I was pretty bored by Tony Clark…you can clearly see all of his moves. Doesn’t mean it wasn’t a good show - I am eternally impressed by good sleight of hand.

But then the wooden box! WHAT?! Boredom canceled. The student has become the master! Amazing shit!

I love it when the magicians take me for a ride like that :slight_smile:

[quote=“Stephe96, post:195, topic:912169, full:true”]
So what is the code hidden in the name “Slydini?”
Something to do with “slide?”
[/quote]I suspect it’s rather referring to some technique that The Great Slydini either invented or was known for among magicians (or maybe just very good sleight of hand in general, since apparently that’s what he was known for)

How did he load the box? I only watched it once.

So how did all the other magicians in this episode do their tricks? This episode was unusual in that I haven’t been able to figure out most of the main tricks, even after repeated viewings.
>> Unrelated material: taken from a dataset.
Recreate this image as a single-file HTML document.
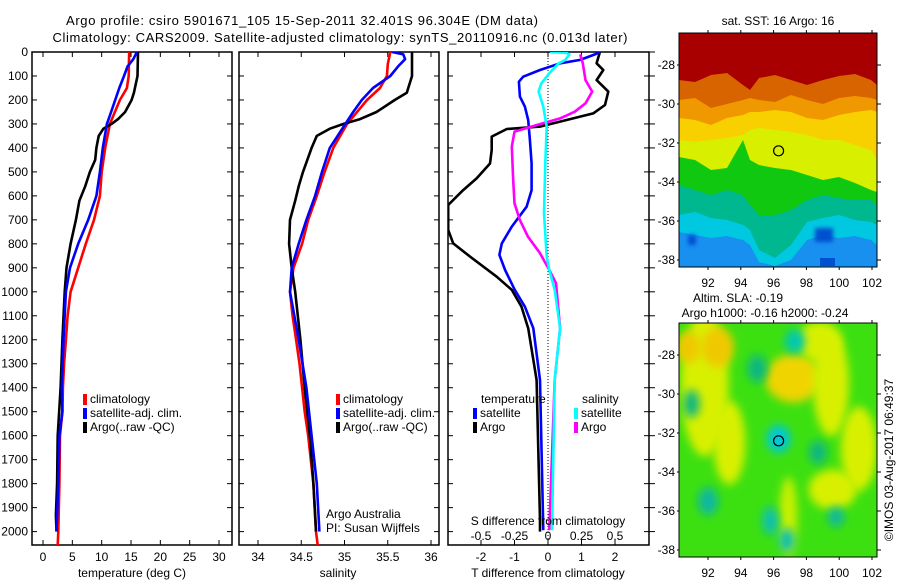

You see him lift the larger outer box and to reveal three balled up pieces of paper allegedly containing the rings sitting on the tray. He puts that outer box down on the table behind the tray, and it extends past the back edge of the table. He pushes the outer box forward all the way onto the table, and it now encloses the smaller box. When he puts the outer box back on top of the tray you can see how he is picking up both the outer box and the little box within it to place on the tray.

Gotta rewatch, I’ve mainly forgotten it. I remember the first guy had the audience member write down her birthday, knew right then his magic would be revealing her birthday.

I wanted to post this in the Season 2 thread, but it’s closed so I’ll just mentioned here that this week’s episode of This American Life has a segment on the Invisi-Ball Trick, which Teller performed on episode 2 of season 2:

Host Ira Glass interviews Penn and Teller (separately) about the conception, development, and execution of the trick. In fact, Teller actually performs the trick close-up for Glass, allowing him to see exactly how it’s done. Glass wasn’t permitted to explain to the radio audience the exact mechanism, though what he does say about his reaction of the trick (even knowing how it’s done) is well worth hearing.

Incidentally, later in the same episode David Kestenbaum does a very nice segment on how David Copperfield made the Statue of Liberty disappear. Yes, we all know how it was done (or are just a Google search away from the explanation) but Kestenbaum makes the piece interesting by tracking down and interviewing some of the people who were involved in the performance.